The suspension puts John Thornton, who was second only to NFL Defensive Rookie of the Year Jevon Kearse in sacks last season among rookies, into the starting rotation in Evans' place.

The renovated Ohio Stadium is projected to have 95,346 seats this fall, 5,505 seats more than a year ago. Ohio State's 78-year-old stadium is in the second year of a $187 million, three-year renovation.

BOXING

IBF elects woman as president

With its past president on trial for bribery, the IBF has elected a former Michigan boxing commissioner, Hiawatha Knight, as its new president. Knight, of Detroit, is believed to be the first woman to head one of boxing's major sanctioning organizations.

Knight, a longtime IBF vice president, has been interim president since January, a month after IBF founder and president Robert W. Lee resigned. Lee is now in the second month of a racketeering trial in federal court, accused with other IBF officials of taking $338,000 to rig the organization's rankings.

HOCKEY

Sales of three NHL teams approved

The NHL approved the sales of three franchises, including the Stanley Cup champion New Jersey Devils.

John McMullen completed the $175 million transfer of the Devils to Puck Holdings LLC, an affiliate of YankeeNets, whose principal owners are George Steinbrenner, Lewis Katz and Ray Chambers. The company also owns baseball's New York Yankees and the New Jersey Nets of the NBA.

Also approved were the sales of the Colorado Avalanche and New York Islanders.

The Avalanche were sold to Stanley Kroenke, a real estate developer and heir to the Wal-Mart fortune. Kroenke also purchased the NBA's Denver Nuggets and Pepsi Center in a $450 million deal with Liberty Media last April.

Computer Associates executives Charles Wang and Sanjay Kumar purchased the Islanders for an estimated $190 million from Howard and Edward Milstein and Steven Gluckstern last April.

ETC.

Expanded coverage of LL Series

Little League World Series coverage will be expanded under a six-year contract signed with ABC Sports and ESPN Inc.

Ten of the 15 World Series games will be televised on ESPN2, meaning all eight teams will play at least one game on national television.
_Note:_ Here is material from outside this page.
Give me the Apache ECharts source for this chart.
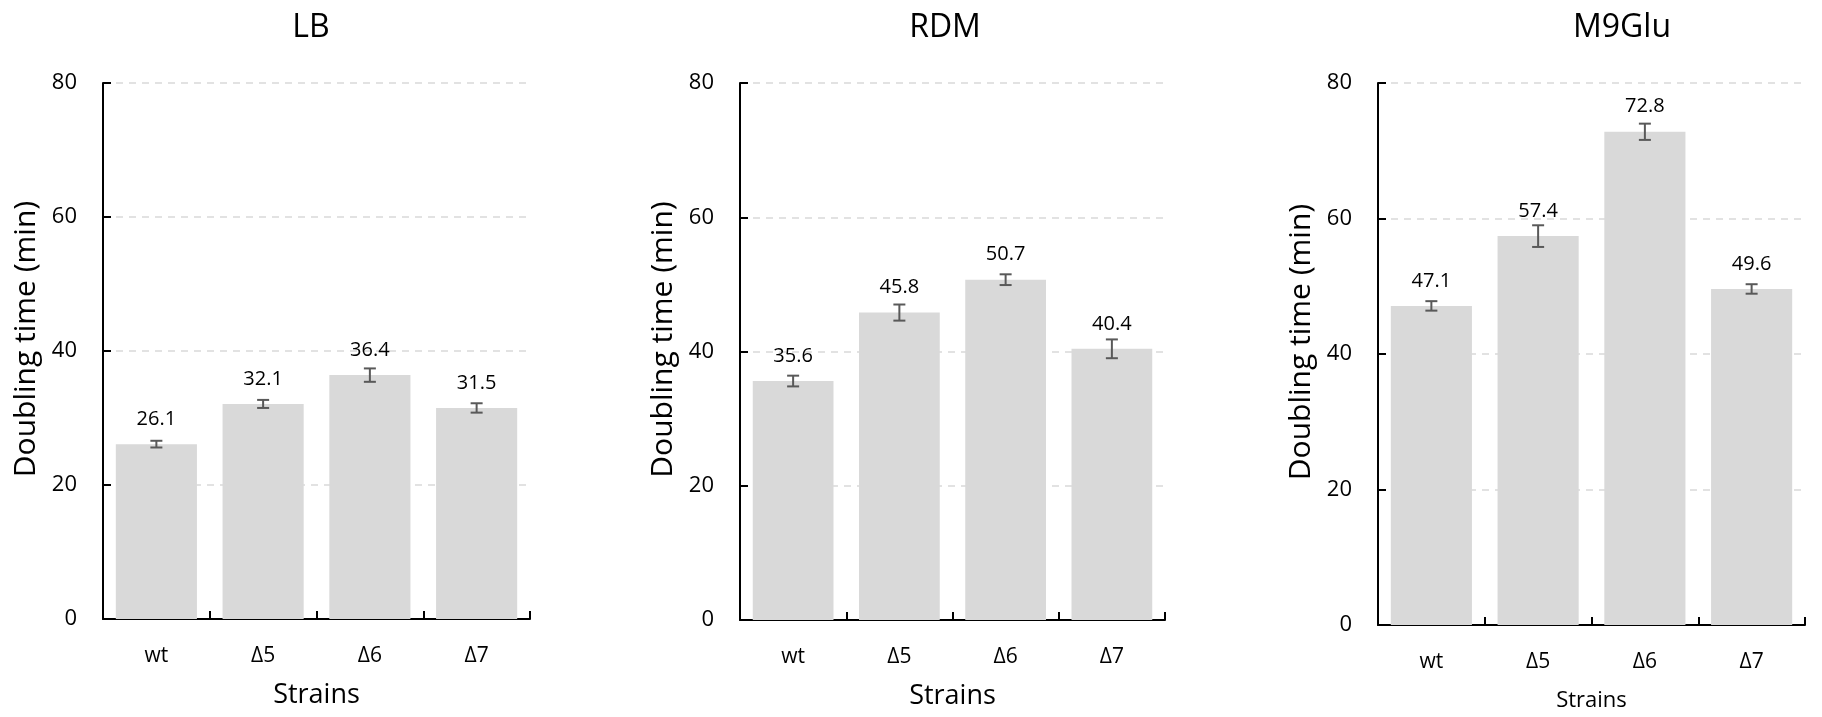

The championship game will be televised live Aug. 26 on ``ABC's Wide World of Sports.'' ABC will add the U.S. title game to its coverage in 2001.

Under the new television contract, which runs through 2006, the Little League World Series will expand next year from eight teams to 16. A second stadium will be built next to the current one.

Buzz Peterson was hired as Tulsa's basketball coach, leaving Appalachian State after four years. Peterson won two-thirds of his games at Appalachian State. He succeeds Bill Self, who left two weeks ago to take over as coach at Illinois.

Italy's Stefano Garzelli took the eighth stage of the Tour de Suisse, and Swiss rider Oscar Camenzind took the overall lead as Germany's Jan Ullrich faded in the Alps. Garzelli finished in 4 hours, 40 minutes, 19 seconds.

Craig Foster scored four goals and Clayton Zane added three - in a seven-minute span - as Australia routed the Cook Islands 17-0 in the opening round of the Oceania Nations Cup at Papeete, Tahiti.